Passers-by may assume the Heurich House is haunted, but folks in the know say it just isn’t true.
If you've wandered past the imposing Victorian mansion on New Hampshire Avenue NW near O Street, you may very well have assumed the chocolate-brick building is bursting with ghost stories galore.
But those in the know will tell you: it just isn't true.
The house, known by many as The Brewmaster's Castle, was built by German-born beer magnate Christian Heurich. Heurich's family resided in the house from 1894 to 1956. And these days, the building has been immaculately preserved as the Heurich House Museum.
Museum director Kim Bender says despite any rumors swirling around, "I do not think that this house is haunted. Obviously because it's dark in here, it's an old Victorian, there's lots of woodwork, the shutters are closed and it gives a little bit of a spooky vibe.
"People always ask, 'Is it haunted?' And I think they really want it to be, but it's not."
But, she adds, the house still has some fascinating stories of the supernatural. The reception room, for instance, used to be the place where Heurich and his third wife, Amelia, held séances with a spiritual medium.
"The one story I really know in detail is that Mr. and Mrs. Heurich were having a séance in the reception room," Bender recalls. "And the medium said that she was in contact with Matilda, who was Mr. Heurich's second wife, who had died in the house. And she apologized to Christian for breaking a vase and blaming it on the servant, and all these years she has felt so guilty that the servant got blamed for breaking this.

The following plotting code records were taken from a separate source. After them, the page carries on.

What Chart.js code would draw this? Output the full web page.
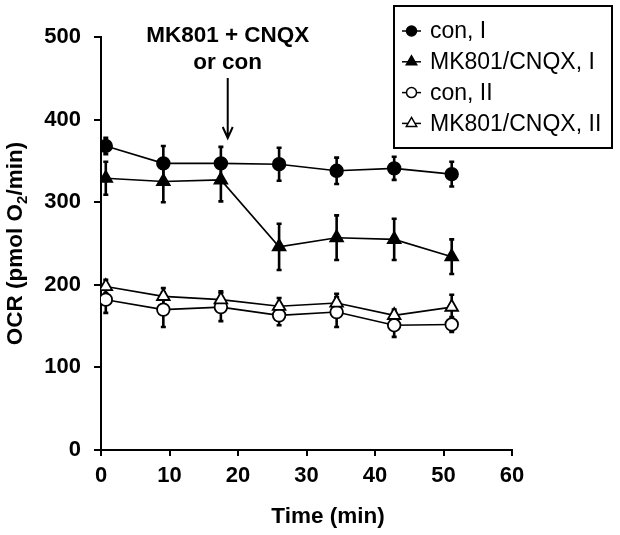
<!DOCTYPE html>
<html><head><meta charset="utf-8">
<script src="https://cdn.jsdelivr.net/npm/chart.js@4/dist/chart.umd.min.js"></script>
<style>html,body{margin:0;padding:0;background:#fff}canvas{display:block}</style>
</head><body>
<canvas id="c" width="620" height="535"></canvas>
<script>
// ---- data ----
const times = [0.7, 9.1, 17.5, 26.0, 34.4, 42.8, 51.2];
const conI = [368, 347, 347, 346, 338, 341, 334];
const conIErr = [10, 21, 20, 20, 16, 14, 15];
const mkI = [329, 325, 327, 246, 257, 255, 234];
const mkIErr = [20, 25, 26, 28, 27, 25, 21];
const conII = [182, 170, 173, 163, 167, 151, 152];
const conIIErr = [16, 21, 17, 12, 18, 14, 9];
const mkII = [198, 186, 182, 174, 178, 163, 173];
const mkIIErr = [8, 10, 10, 10, 11, 7, 15];
const seriesLabels = ['con, I', 'MK801/CNQX, I', 'con, II', 'MK801/CNQX, II'];
const xTicks = [0, 10, 20, 30, 40, 50, 60];
const yTicks = [0, 100, 200, 300, 400, 500];
const arrowTime = 18.5;
const annotationLines = ['MK801 + CNQX', 'or con'];
const xTitle = 'Time (min)';
const yTitleParts = ['OCR (pmol O', '2', '/min)'];

const FONT = "'Liberation Sans', Arial, sans-serif";
const pts = (arr) => arr.map((v, i) => ({x: times[i], y: v}));

const styles = [
  {pointStyle: 'circle', fill: '#000', r: 6.3, lr: 5},
  {pointStyle: 'triangle', fill: '#000', r: 7.3, lr: 6},
  {pointStyle: 'circle', fill: '#fff', r: 6.3, lr: 5},
  {pointStyle: 'triangle', fill: '#fff', r: 7.3, lr: 6}
];
const values = [conI, mkI, conII, mkII];
const errors = [conIErr, mkIErr, conIIErr, mkIIErr];

const datasets = values.map((v, k) => ({
  label: seriesLabels[k],
  data: pts(v),
  errors: errors[k],
  showLine: true,
  borderColor: '#000',
  borderWidth: 1.6,
  pointStyle: styles[k].pointStyle,
  pointRadius: styles[k].r,
  pointHoverRadius: styles[k].r,
  pointBackgroundColor: styles[k].fill,
  pointBorderColor: '#000',
  pointBorderWidth: 1.8,
  order: 4 - k
}));

const errPlugin = {
  id: 'errbars',
  beforeDatasetsDraw(chart) {
    const {ctx, scales: {x, y}} = chart;
    ctx.save();
    ctx.strokeStyle = '#000';
    ctx.lineWidth = 2.6;
    chart.data.datasets.forEach(ds => {
      ds.data.forEach((p, i) => {
        const e = ds.errors[i];
        const px = x.getPixelForValue(p.x);
        const t = y.getPixelForValue(p.y + e);
        const b = y.getPixelForValue(p.y - e);
        ctx.beginPath();
        ctx.moveTo(px, t); ctx.lineTo(px, b);
        ctx.moveTo(px - 2.5, t); ctx.lineTo(px + 2.5, t);
        ctx.moveTo(px - 2.5, b); ctx.lineTo(px + 2.5, b);
        ctx.stroke();
      });
    });
    ctx.restore();
  }
};

function drawMarker(ctx, style, cx, cy, r) {
  ctx.beginPath();
  if (style.pointStyle === 'circle') {
    ctx.arc(cx, cy, r, 0, Math.PI * 2);
  } else {
    const h = r;
    ctx.moveTo(cx, cy - h);
    ctx.lineTo(cx + h * 0.866, cy + h * 0.5);
    ctx.lineTo(cx - h * 0.866, cy + h * 0.5);
    ctx.closePath();
  }
  ctx.fillStyle = style.fill;
  ctx.fill();
  ctx.lineWidth = 1.5;
  ctx.strokeStyle = '#000';
  ctx.stroke();
}

const decoPlugin = {
  id: 'deco',
  afterDraw(chart) {
    const {ctx, scales: {x, y}, chartArea} = chart;
    ctx.save();
    // annotation text + arrow
    const ax = x.getPixelForValue(arrowTime);
    ctx.fillStyle = '#000';
    ctx.font = 'bold 22.5px ' + FONT;
    ctx.textAlign = 'center';
    ctx.textBaseline = 'middle';
    ctx.fillText(annotationLines[0], ax, 36);
    ctx.fillText(annotationLines[1], ax, 63);
    ctx.strokeStyle = '#000';
    ctx.lineWidth = 2;
    ctx.beginPath();
    ctx.moveTo(ax, 78); ctx.lineTo(ax, 138);
    ctx.moveTo(ax - 5, 127); ctx.lineTo(ax, 138); ctx.lineTo(ax + 5, 127);
    ctx.stroke();

    // x title
    ctx.font = 'bold 22.5px ' + FONT;
    ctx.textAlign = 'center';
    ctx.textBaseline = 'alphabetic';
    ctx.fillText(xTitle, 328, 523);

    // legend
    ctx.lineWidth = 2;
    ctx.strokeRect(394, 6, 218, 142);
    ctx.font = '23px ' + FONT;
    ctx.textAlign = 'left';
    ctx.textBaseline = 'middle';
    seriesLabels.forEach((lab, k) => {
      const cy = 31 + k * 30.8;
      ctx.beginPath();
      ctx.lineWidth = 1.5;
      ctx.moveTo(402, cy); ctx.lineTo(421, cy);
      ctx.stroke();
      drawMarker(ctx, styles[k], 411.5, cy, styles[k].lr);
      ctx.fillStyle = '#000';
      ctx.fillText(lab, 430, cy + 1);
    });

    // y title with subscript
    ctx.translate(14, (chartArea.top + chartArea.bottom) / 2);
    ctx.rotate(-Math.PI / 2);
    ctx.textBaseline = 'alphabetic';
    ctx.textAlign = 'left';
    const big = 'bold 22.5px ' + FONT, small = 'bold 15px ' + FONT;
    ctx.font = big; const w0 = ctx.measureText(yTitleParts[0]).width;
    ctx.font = small; const w1 = ctx.measureText(yTitleParts[1]).width;
    ctx.font = big; const w2 = ctx.measureText(yTitleParts[2]).width;
    let sx = -(w0 + w1 + w2) / 2;
    ctx.fillStyle = '#000';
    ctx.font = big; ctx.fillText(yTitleParts[0], sx, 8); sx += w0;
    ctx.font = small; ctx.fillText(yTitleParts[1], sx, 12.5); sx += w1;
    ctx.font = big; ctx.fillText(yTitleParts[2], sx, 8);
    ctx.restore();
  }
};

new Chart(document.getElementById('c'), {
  type: 'scatter',
  data: {datasets},
  plugins: [errPlugin, decoPlugin],
  options: {
    responsive: false,
    animation: false,
    devicePixelRatio: 1,
    layout: {padding: {left: 0, right: 108, top: 37, bottom: 0}},
    plugins: {legend: {display: false}, tooltip: {enabled: false}},
    scales: {
      x: {
        type: 'linear',
        min: 0, max: 60,
        afterFit(s) { s.height = 85; },
        afterBuildTicks(s) { s.ticks = xTicks.map(v => ({value: v})); },
        grid: {display: true, drawOnChartArea: false, drawTicks: true, tickLength: 6, color: '#000', lineWidth: 2},
        border: {display: true, color: '#000', width: 2},
        ticks: {color: '#000', padding: 7, font: {family: FONT, size: 22, weight: 'bold'}},
        title: {display: false}
      },
      y: {
        type: 'linear',
        min: 0, max: 500,
        afterFit(s) { s.width = 101; },
        afterBuildTicks(s) { s.ticks = yTicks.map(v => ({value: v})); },
        grid: {display: true, drawOnChartArea: false, drawTicks: true, tickLength: 7, color: '#000', lineWidth: 2},
        border: {display: true, color: '#000', width: 2},
        ticks: {color: '#000', padding: 13, font: {family: FONT, size: 22, weight: 'bold'}}
      }
    }
  }
});
</script>
</body></html>
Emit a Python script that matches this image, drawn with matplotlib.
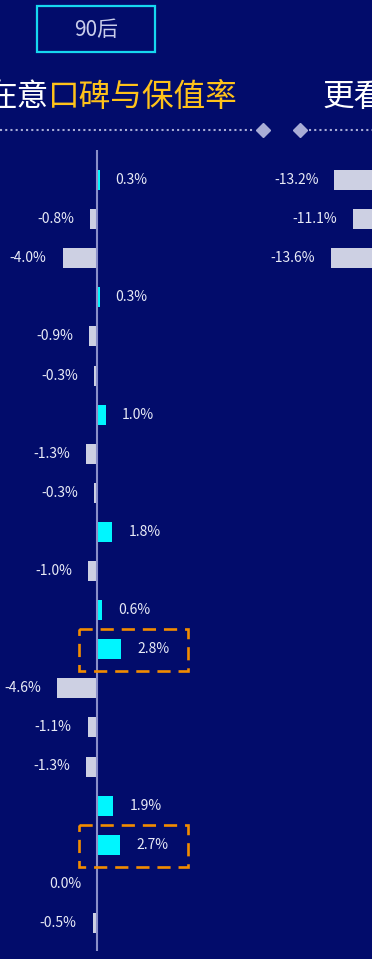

"And Christian Heurich would have been the only person who knew the other side of that story, and it meant something to him. It made sense to him. So, maybe Matilda came and gave him a message just to clear her conscience!"
Past the reception room, through the elaborate dining room, one will find the conservatory: a room that's led to some of the ghostly myths about the house.
"There's a fountain that's made of marble," Bender says, "and it has etched on the top, an angel baby. That was Anna Marguerite, who was Heurich's daughter, who died when she was 9 months old. So this is a memorial fountain to her."
Anna Marguerite didn't die in the house. She died on the Heurich's farm, Belmont, in Prince George's County, on the present-day site of Prince George's Plaza. And yet, Bender says, "I've heard people who say they used to work here and they heard the baby's cries."
But, she adds, "I don't believe it. Because, the funny thing about this building is that even though it's made of concrete and steel and it sort of protects the sound, if people walk by the house you can actually hear them. So I'm sure that that's what happened!"
Bender may be a skeptic when it comes to the Heurich House's ghostly lore, but she confesses there is one room that gives her pause: the 2nd-floor master bedroom, "where anyone who has died in this house, they died in this bedroom."
Mr. Heurich died in that room when he was nearly 103 years old. The third Mrs. Heurich, Amelia, died there in 1956.
But again, even if the master bedroom does send a few shivers up Bender's spine, and even if the house did play host to more than a few séances, she says really, the Heurich House has more of a "peaceful feeling" than anything else.
"The stories about it being haunted have never been proven to me, and I've been here for two years," she says. "And my predecessor was here for almost six years and he actually lived in the building and he never experienced anything.
"So I'm going to stick with that story until something proves otherwise!"